━━━━━ SUPPLIED DATA ━━━━━

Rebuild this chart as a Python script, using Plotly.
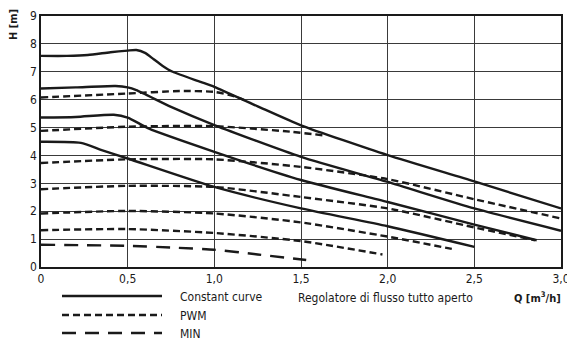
import plotly.graph_objects as go

# ---- data (Q in m3/h, H in m) ----
const1_q = [0, 0.15, 0.27, 0.4, 0.5, 0.55, 0.6, 0.65, 0.7, 0.76, 0.92, 1.0, 1.25, 1.5, 2.0, 2.5, 3.0]
const1_h = [7.57, 7.57, 7.6, 7.7, 7.76, 7.78, 7.68, 7.45, 7.22, 7.0, 6.64, 6.46, 5.76, 5.08, 4.01, 3.07, 2.1]

const2_q = [0, 0.2, 0.43, 0.5, 0.55, 0.75, 1.0, 1.5, 2.0, 2.5, 3.0]
const2_h = [6.40, 6.44, 6.49, 6.44, 6.34, 5.74, 5.09, 3.95, 3.05, 2.10, 1.30]

const3_q = [0, 0.2, 0.42, 0.5, 0.62, 1.0, 1.5, 2.0, 2.5, 2.86]
const3_h = [5.36, 5.38, 5.46, 5.36, 4.97, 4.13, 3.12, 2.33, 1.52, 0.96]

const4_q = [0, 0.23, 0.35, 0.5, 1.0, 1.5, 2.0, 2.5]
const4_h = [4.49, 4.45, 4.19, 3.89, 2.87, 2.10, 1.46, 0.72]

pwm1_q = [0, 0.5, 0.8, 1.0, 1.1, 1.19]
pwm1_h = [6.08, 6.22, 6.31, 6.28, 6.15, 5.95]
pwm2_q = [0, 0.5, 1.0, 1.44, 1.63]
pwm2_h = [4.88, 5.03, 5.05, 4.85, 4.72]
pwm3_q = [0, 0.5, 1.0, 1.5, 2.0, 2.5, 3.0]
pwm3_h = [3.73, 3.86, 3.86, 3.59, 3.15, 2.43, 1.74]
pwm4_q = [0, 0.5, 1.0, 1.5, 2.0, 2.5, 2.85]
pwm4_h = [2.79, 2.91, 2.87, 2.51, 2.10, 1.42, 0.96]
pwm5_q = [0, 0.5, 1.0, 1.5, 2.0, 2.37]
pwm5_h = [1.92, 2.01, 1.92, 1.60, 1.09, 0.65]
pwm6_q = [0, 0.5, 1.0, 1.5, 1.97]
pwm6_h = [1.32, 1.36, 1.22, 0.93, 0.45]

min_q = [0, 0.5, 0.75, 1.0, 1.25, 1.53]
min_h = [0.80, 0.76, 0.70, 0.62, 0.45, 0.25]

x_tickvals = [0, 0.5, 1.0, 1.5, 2.0, 2.5, 3.0]
x_ticktext = ["0", "0,5", "1,0", "1,5", "2,0", "2,5", "3,0"]
y_tickvals = list(range(0, 10))

legend_labels = ["Constant curve", "PWM", "MIN"]

FONT = "Liberation Sans Narrow, DejaVu Sans Condensed, sans-serif"
INK = "#1a1a1a"
SOLID = dict(color=INK, width=2.4, shape="spline", smoothing=0.6)
PWM_DASH = "7px,4px"
MIN_DASH = "14px,9px"

fig = go.Figure()
for q, h in [(const1_q, const1_h), (const2_q, const2_h), (const3_q, const3_h), (const4_q, const4_h)]:
    fig.add_trace(go.Scatter(x=q, y=h, mode="lines", line=SOLID, showlegend=False, hoverinfo="skip"))
for q, h in [(pwm1_q, pwm1_h), (pwm2_q, pwm2_h), (pwm3_q, pwm3_h), (pwm4_q, pwm4_h), (pwm5_q, pwm5_h), (pwm6_q, pwm6_h)]:
    fig.add_trace(go.Scatter(x=q, y=h, mode="lines",
                             line=dict(color=INK, width=2.4, dash=PWM_DASH, shape="spline", smoothing=0.6),
                             showlegend=False, hoverinfo="skip"))
fig.add_trace(go.Scatter(x=min_q, y=min_h, mode="lines",
                         line=dict(color=INK, width=2.4, dash=MIN_DASH, shape="spline", smoothing=0.6),
                         showlegend=False, hoverinfo="skip"))

# plot area geometry in pixels
L, R, T, B = 41, 561, 16, 267
W, H = 567, 338
def px(x):
    return (x - L) / (R - L)
def py(y):
    return (B - y) / (B - T)

# custom legend
styles = [None, PWM_DASH, MIN_DASH]
rows = [296, 315, 333]
for lab, sty, ry in zip(legend_labels, styles, rows):
    ln = dict(color=INK, width=2.4)
    if sty:
        ln["dash"] = sty
    fig.add_shape(type="line", xref="paper", yref="paper", x0=px(62), x1=px(162),
                  y0=py(ry), y1=py(ry), line=ln)
    fig.add_annotation(text=lab, xref="paper", yref="paper", x=px(178), y=py(ry + 1),
                       xanchor="left", yanchor="middle", showarrow=False,
                       font=dict(size=12, color=INK, family=FONT))

fig.add_annotation(text="Regolatore di flusso tutto aperto", xref="paper", yref="paper",
                   x=px(385), y=py(298), xanchor="center", yanchor="middle", showarrow=False,
                   font=dict(size=12, color=INK, family=FONT))
fig.add_annotation(text="<b>Q [m<sup>3</sup>/h]</b>", xref="paper", yref="paper",
                   x=px(563), y=py(297), xanchor="right", yanchor="middle", showarrow=False,
                   font=dict(size=11, color=INK, family=FONT))
fig.add_annotation(text="<b>H [m]</b>", xref="paper", yref="paper",
                   x=px(14), y=py(25), xanchor="center", yanchor="middle", showarrow=False,
                   textangle=-90, font=dict(size=11, color=INK, family=FONT))

fig.update_xaxes(range=[0, 3], tickvals=x_tickvals, ticktext=x_ticktext,
                 showgrid=True, gridcolor="#3a3a3a", gridwidth=1,
                 showline=True, linecolor=INK, linewidth=1.5, mirror=True,
                 ticklabeloverflow="allow", automargin=False,
                 zeroline=False, ticks="", tickfont=dict(size=12, color=INK, family=FONT))
fig.update_yaxes(range=[0, 9], tickvals=y_tickvals, automargin=False,
                 showgrid=True, gridcolor="#3a3a3a", gridwidth=1,
                 showline=True, linecolor=INK, linewidth=1.5, mirror=True,
                 zeroline=False, ticks="", tickfont=dict(size=12, color=INK, family=FONT))

fig.update_layout(width=W, height=H, margin=dict(l=L, r=W - R, t=T, b=H - B, autoexpand=False),
                  plot_bgcolor="white", paper_bgcolor="white", showlegend=False,
                  separators=", ")

fig.write_html("out.html")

━━━━━

Give again exactly the lines running from the beginning of the material above through the line that contains "const4_h = [4.49, 4.45, 4.19, 3.89, 2.87, 2.10, 1.46, 0.72]", and leave out every picture.

* **PROBLEM SOLUTION**
Rebuild this chart as a Python script, using Plotly.
import plotly.graph_objects as go

# ---- data (Q in m3/h, H in m) ----
const1_q = [0, 0.15, 0.27, 0.4, 0.5, 0.55, 0.6, 0.65, 0.7, 0.76, 0.92, 1.0, 1.25, 1.5, 2.0, 2.5, 3.0]
const1_h = [7.57, 7.57, 7.6, 7.7, 7.76, 7.78, 7.68, 7.45, 7.22, 7.0, 6.64, 6.46, 5.76, 5.08, 4.01, 3.07, 2.1]

const2_q = [0, 0.2, 0.43, 0.5, 0.55, 0.75, 1.0, 1.5, 2.0, 2.5, 3.0]
const2_h = [6.40, 6.44, 6.49, 6.44, 6.34, 5.74, 5.09, 3.95, 3.05, 2.10, 1.30]

const3_q = [0, 0.2, 0.42, 0.5, 0.62, 1.0, 1.5, 2.0, 2.5, 2.86]
const3_h = [5.36, 5.38, 5.46, 5.36, 4.97, 4.13, 3.12, 2.33, 1.52, 0.96]

const4_q = [0, 0.23, 0.35, 0.5, 1.0, 1.5, 2.0, 2.5]
const4_h = [4.49, 4.45, 4.19, 3.89, 2.87, 2.10, 1.46, 0.72]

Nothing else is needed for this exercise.